*What is being asked*:
Select, from the material below, each line with "matplotlib" in it.

Rows from a dataset:
——————————

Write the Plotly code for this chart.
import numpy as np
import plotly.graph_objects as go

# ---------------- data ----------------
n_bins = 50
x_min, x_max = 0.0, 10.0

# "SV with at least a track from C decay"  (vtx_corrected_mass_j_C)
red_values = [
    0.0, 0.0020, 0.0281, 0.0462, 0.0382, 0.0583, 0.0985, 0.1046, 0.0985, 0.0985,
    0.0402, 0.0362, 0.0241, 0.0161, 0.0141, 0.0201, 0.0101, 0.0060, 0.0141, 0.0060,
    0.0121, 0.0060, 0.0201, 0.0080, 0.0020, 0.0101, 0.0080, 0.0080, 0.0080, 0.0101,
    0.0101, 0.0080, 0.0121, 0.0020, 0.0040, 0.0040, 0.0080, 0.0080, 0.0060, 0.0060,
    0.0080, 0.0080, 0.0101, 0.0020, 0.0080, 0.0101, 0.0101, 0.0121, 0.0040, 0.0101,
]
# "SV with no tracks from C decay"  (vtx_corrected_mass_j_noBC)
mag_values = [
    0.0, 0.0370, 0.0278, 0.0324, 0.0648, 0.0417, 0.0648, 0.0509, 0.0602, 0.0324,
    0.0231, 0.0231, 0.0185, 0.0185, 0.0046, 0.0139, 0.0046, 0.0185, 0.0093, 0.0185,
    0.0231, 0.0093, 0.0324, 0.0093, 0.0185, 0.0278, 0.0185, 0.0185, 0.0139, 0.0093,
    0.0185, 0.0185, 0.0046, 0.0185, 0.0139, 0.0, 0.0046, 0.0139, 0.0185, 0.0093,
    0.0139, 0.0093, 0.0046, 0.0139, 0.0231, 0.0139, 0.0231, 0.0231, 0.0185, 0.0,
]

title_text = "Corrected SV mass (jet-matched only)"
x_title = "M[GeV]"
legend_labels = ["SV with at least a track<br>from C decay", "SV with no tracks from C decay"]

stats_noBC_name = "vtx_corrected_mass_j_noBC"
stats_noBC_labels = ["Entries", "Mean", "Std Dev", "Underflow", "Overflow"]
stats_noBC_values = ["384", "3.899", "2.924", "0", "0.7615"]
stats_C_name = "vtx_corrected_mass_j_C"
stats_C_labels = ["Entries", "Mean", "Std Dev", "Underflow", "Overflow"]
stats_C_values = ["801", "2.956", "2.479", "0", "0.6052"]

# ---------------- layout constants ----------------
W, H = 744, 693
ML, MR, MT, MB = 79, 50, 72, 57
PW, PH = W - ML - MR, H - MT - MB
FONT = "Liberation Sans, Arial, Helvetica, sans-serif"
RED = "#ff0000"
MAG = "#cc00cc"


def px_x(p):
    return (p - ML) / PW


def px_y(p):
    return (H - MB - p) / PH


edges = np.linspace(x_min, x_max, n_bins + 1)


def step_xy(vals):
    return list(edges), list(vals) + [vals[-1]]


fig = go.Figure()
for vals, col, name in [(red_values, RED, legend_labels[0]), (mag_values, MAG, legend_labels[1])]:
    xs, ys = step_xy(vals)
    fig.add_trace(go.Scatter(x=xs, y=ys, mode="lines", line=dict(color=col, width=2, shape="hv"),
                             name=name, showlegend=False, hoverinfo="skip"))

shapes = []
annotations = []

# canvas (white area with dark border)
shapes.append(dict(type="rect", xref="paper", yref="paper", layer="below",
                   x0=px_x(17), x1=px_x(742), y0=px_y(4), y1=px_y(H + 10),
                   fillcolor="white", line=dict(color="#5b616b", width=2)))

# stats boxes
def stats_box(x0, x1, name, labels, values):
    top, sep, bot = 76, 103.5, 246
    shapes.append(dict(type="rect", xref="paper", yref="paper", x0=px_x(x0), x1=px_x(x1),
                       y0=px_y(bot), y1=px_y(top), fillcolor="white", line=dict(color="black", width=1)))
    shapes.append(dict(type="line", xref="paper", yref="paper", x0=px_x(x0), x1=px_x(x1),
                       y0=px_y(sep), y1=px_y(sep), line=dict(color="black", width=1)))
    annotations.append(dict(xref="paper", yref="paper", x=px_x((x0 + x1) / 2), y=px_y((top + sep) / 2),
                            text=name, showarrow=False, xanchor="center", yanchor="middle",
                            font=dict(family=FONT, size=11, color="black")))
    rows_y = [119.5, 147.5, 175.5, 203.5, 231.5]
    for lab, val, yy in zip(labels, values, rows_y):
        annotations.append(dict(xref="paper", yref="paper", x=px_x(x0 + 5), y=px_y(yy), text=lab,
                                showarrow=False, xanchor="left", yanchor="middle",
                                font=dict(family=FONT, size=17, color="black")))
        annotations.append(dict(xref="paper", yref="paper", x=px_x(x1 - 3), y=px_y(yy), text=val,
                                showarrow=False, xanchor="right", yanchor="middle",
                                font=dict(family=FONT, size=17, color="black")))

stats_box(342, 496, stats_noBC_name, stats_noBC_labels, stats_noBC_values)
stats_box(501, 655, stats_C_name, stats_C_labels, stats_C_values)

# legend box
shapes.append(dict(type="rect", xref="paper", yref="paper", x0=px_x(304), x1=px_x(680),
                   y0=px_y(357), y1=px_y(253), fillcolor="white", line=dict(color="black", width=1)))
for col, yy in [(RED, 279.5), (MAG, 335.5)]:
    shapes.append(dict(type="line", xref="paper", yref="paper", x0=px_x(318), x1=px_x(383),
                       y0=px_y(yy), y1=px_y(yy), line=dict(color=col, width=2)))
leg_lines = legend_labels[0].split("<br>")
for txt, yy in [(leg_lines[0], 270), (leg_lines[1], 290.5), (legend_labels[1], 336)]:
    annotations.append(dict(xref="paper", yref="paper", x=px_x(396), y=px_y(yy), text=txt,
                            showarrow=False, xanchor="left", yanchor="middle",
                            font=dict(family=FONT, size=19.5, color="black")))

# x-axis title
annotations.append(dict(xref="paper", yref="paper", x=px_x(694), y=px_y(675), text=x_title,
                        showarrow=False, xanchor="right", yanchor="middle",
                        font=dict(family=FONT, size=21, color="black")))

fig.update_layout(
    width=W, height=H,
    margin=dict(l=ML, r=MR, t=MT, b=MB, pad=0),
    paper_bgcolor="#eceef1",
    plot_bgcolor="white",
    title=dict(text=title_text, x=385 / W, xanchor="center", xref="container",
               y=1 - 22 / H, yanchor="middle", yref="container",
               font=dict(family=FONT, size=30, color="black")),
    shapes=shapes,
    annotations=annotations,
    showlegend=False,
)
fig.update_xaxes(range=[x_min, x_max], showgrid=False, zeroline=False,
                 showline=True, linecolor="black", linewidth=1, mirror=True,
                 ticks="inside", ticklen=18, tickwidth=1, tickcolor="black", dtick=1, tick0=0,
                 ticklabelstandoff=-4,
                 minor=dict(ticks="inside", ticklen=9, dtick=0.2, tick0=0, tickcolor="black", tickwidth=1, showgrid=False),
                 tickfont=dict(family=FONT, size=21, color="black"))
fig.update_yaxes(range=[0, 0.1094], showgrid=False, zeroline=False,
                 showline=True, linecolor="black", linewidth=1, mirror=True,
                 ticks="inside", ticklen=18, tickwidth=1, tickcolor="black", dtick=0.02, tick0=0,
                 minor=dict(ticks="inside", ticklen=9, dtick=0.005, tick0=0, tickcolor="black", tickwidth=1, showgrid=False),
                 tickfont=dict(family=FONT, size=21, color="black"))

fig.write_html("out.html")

——————————

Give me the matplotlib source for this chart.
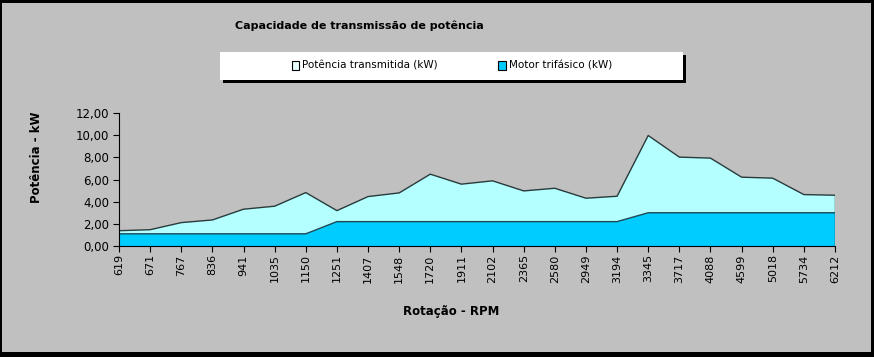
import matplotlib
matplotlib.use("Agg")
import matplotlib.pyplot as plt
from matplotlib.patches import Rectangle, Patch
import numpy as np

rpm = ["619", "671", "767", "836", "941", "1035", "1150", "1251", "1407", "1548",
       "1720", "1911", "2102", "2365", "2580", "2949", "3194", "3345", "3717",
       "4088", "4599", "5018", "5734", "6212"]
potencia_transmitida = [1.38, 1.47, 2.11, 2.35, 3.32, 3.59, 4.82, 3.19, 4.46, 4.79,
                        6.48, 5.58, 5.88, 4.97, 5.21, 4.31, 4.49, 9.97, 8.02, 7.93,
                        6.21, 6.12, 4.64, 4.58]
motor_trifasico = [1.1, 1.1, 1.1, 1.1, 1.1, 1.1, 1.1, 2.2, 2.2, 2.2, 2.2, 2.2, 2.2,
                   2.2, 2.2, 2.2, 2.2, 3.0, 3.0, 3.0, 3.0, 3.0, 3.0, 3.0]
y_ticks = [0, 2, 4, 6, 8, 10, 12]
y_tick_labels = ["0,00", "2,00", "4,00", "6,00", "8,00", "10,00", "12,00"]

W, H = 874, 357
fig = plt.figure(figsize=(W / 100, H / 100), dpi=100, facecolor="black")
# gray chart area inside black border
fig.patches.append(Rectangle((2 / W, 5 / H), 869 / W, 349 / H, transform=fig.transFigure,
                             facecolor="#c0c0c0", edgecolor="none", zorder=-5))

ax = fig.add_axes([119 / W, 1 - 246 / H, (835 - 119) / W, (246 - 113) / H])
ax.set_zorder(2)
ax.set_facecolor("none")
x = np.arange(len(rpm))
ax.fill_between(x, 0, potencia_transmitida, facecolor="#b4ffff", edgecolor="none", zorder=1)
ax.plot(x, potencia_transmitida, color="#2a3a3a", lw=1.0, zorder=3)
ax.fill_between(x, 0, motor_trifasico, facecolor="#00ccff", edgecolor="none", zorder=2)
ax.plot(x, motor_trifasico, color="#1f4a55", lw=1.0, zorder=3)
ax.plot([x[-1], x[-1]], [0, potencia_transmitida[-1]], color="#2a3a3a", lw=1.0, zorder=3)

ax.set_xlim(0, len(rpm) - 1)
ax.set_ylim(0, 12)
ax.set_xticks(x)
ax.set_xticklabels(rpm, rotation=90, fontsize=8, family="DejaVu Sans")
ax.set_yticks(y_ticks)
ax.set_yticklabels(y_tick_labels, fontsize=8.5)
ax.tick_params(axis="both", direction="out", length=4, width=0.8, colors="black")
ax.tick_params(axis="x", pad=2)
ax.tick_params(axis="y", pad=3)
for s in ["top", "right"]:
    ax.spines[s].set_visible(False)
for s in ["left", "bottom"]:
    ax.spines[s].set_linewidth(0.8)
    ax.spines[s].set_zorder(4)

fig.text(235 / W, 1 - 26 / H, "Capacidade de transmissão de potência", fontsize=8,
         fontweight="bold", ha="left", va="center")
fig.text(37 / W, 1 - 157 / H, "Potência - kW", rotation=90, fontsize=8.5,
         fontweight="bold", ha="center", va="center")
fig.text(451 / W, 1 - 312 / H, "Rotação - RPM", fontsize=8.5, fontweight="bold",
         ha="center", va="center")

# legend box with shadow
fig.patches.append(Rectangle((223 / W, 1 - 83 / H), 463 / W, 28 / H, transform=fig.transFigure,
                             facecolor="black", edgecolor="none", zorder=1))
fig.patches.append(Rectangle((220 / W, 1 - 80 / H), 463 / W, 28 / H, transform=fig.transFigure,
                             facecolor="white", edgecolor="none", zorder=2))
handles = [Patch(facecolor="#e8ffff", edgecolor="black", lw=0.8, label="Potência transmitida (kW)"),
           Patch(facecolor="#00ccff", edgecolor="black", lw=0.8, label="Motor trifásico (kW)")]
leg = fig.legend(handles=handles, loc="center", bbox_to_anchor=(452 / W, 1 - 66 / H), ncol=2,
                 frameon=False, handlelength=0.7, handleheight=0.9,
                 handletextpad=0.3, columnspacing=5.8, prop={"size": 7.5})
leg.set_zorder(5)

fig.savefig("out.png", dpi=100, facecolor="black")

——————————

*Finished task*:
Give me the matplotlib source for this chart.
import matplotlib
matplotlib.use("Agg")
import matplotlib.pyplot as plt
from matplotlib.patches import Rectangle, Patch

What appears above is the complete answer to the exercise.